The White House boasts two famous chandeliers. The one located in the Blue Room is 79 x 36 feet, and takes the staff 2 days to clean. A beautiful crystal chandelier located in the Red Room, has held its place of honor since 1805.
The United States of America is a democracy, but it is not without 'royalty'; the aristocracy dating back to the days of the Industrial Revolution. One of those families is the Vanderbilt family. The Vanderbilt's Biltmore Estate is home to a wrought iron chandelier that lights the grand staircase with 72 lights.
Graceland, home of the late Elvis Presley, had a beautiful Italian cut glass chandelier installed in the dining room of his home that still gives the thousands of people who visit his home each year, to speak of its remarkable beauty.

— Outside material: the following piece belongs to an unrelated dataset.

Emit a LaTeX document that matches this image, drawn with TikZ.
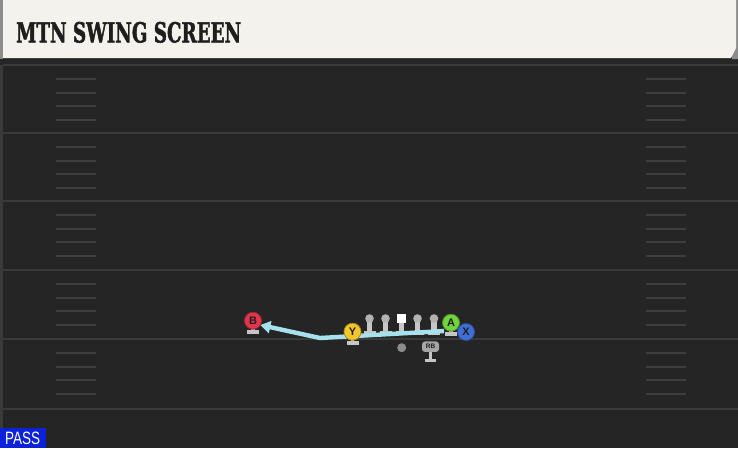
\documentclass[tikz,border=0pt]{standalone}
\usepackage{fontspec}
\setmainfont{DejaVu Serif}
\newfontfamily\sansfont{Liberation Sans}
\newfontfamily\titlefont{DejaVu Serif}[UprightFont={* Bold}, FakeBold=2]
\usetikzlibrary{arrows.meta}
\definecolor{fieldbg}{HTML}{252525}
\definecolor{cream}{HTML}{F4F2EC}
\definecolor{yardcol}{HTML}{3A3A3A}
\definecolor{hashcol}{HTML}{3E3E3E}
\definecolor{standcol}{HTML}{C6C6C6}
\definecolor{routecol}{HTML}{A6E2EE}
\definecolor{redp}{HTML}{E0354B}
\definecolor{yellowp}{HTML}{F2C62E}
\definecolor{greenp}{HTML}{72D43E}
\definecolor{bluep}{HTML}{3F6FD6}
\definecolor{passblue}{HTML}{0B22D9}
\definecolor{titlecol}{HTML}{1E1E1E}
\tikzset{
  player/.style={circle, minimum size=17pt, inner sep=0pt, fill=#1, draw=#1!70!black, line width=0.8pt,
     font=\sansfont\bfseries\fontsize{11}{11}\selectfont, text=titlecol},
  yardline/.style={draw=yardcol, line width=1.6pt},
  hashmark/.style={draw=hashcol, line width=1.4pt},
  route/.style={draw=routecol, line width=4.4pt, line join=round, -{Triangle[length=10pt,width=12pt]}},
  stand/.style={fill=standcol},
}
\begin{document}
\begin{tikzpicture}[x=1pt,y=-1pt]
\useasboundingbox (0,0) rectangle (738,448);
\fill[fieldbg] (0,0) rectangle (738,448);
\fill[yardcol] (0,0) rectangle (2.5,448);
% header
\fill[black!85] (0,57) rectangle (738,65);
\fill[black!45] (0,0) rectangle (3,59);
\fill[black!45] (733,0) -- (738,0) -- (738,59) -- (732,59) -- cycle;
\fill[cream] (3,0) -- (736,0) -- (736,48) -- (731,58) -- (3,58) -- cycle;
\node[anchor=south west, inner sep=0pt, text=titlecol] (title) at (16,43)
  {\resizebox{225pt}{20.5pt}{\titlefont MTN SWING SCREEN}};
% yard lines and hashes
\foreach \yy in {65,133,201,270,339,409} {\draw[yardline] (3,\yy) -- (738,\yy);}
\foreach \yy in {65,133,201,270,339} {
  \foreach \off in {14,28,41,55} {
    \draw[hashmark] (56,\yy+\off) -- (96,\yy+\off);
    \draw[hashmark] (646,\yy+\off) -- (686,\yy+\off);
  }
}
% PASS label
\fill[passblue] (0,428) rectangle (46,448);
\node[anchor=south west, inner sep=0pt, text=white] (pass) at (5,445)
  {\resizebox{35pt}{12.5pt}{\sansfont PASS}};
% player coordinates
\coordinate (rstart) at (444,331);
\coordinate (rbend) at (320,338);
% stands of skill players
\foreach \px/\py in {253/320.7, 352.5/331.7, 451/322.7} {
  \fill[stand] (\px-1.8,\py) rectangle (\px+1.8,\py+10);
  \fill[stand] (\px-6,\py+9) rectangle (\px+6,\py+13.5);
}
% linemen
\foreach \lx in {369.5,385.5,417.5,434} {
  \fill[stand] (\lx-2.7,319) rectangle (\lx+2.7,331);
  \fill[stand] (\lx-6,330.5) rectangle (\lx+6,334.5);
  \fill[black!30] (\lx,318.5) circle (4.3);
}
\fill[stand] (398.8,321) rectangle (404.2,331);
\fill[stand] (395.5,330.5) rectangle (407.5,334.5);
\node[fill=white, minimum size=9pt, inner sep=0pt] (C) at (401.5,318) {};
% route
\draw[route] (rstart) -- (rbend) -- (253+7.4,320.7+4.3);
% skill players
\node[player=redp] (B) at (253,320.7) {B};
\node[player=yellowp] (Y) at (352.5,331.7) {Y};
\node[player=greenp] (A) at (451,322.7) {A};
\node[player=bluep] (X) at (466,332) {X};
% ball
\node[circle, fill=black!45, minimum size=9pt, inner sep=0pt] (ball) at (401.7,347.7) {};
% RB
\fill[stand] (428.8,351) rectangle (432.2,359.5);
\fill[stand] (425,358.5) rectangle (436,362);
\node[fill=black!35, rounded corners=3pt, minimum width=17pt, minimum height=10.5pt, inner sep=0pt,
  font=\sansfont\bfseries\fontsize{6.5}{6.5}\selectfont, text=titlecol] (RB) at (430.5,346.7) {RB};
\end{tikzpicture}
\end{document}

The world's largest chandelier is located in the Dolmabahce Palace in Istanbul. The fixture, a gift from England's Queen Victoria, has 750 lamps and weighs over 4 tons!
Other 'famous' chandeliers include the one made of antlers in the lodge where Gaston sings his intentions to make Belle his wife in Disney's 'Beauty and the Beast', the chandelier that does not stand a chance in Steve Martin and Bonnie Hunt's new house in 'Cheaper by the Dozen', and of course, the chandelier which crashes dramatically to the floor in 'Phantom of the Opera'.
Today, chandeliers are not nearly the status symbol they once were. Chandeliers are available from any home improvement or lighting store. Chandeliers can be as simple or ornate as you want them to be, in any style you want, and with as wide of variety of lamp shades as there is for conventional lamps.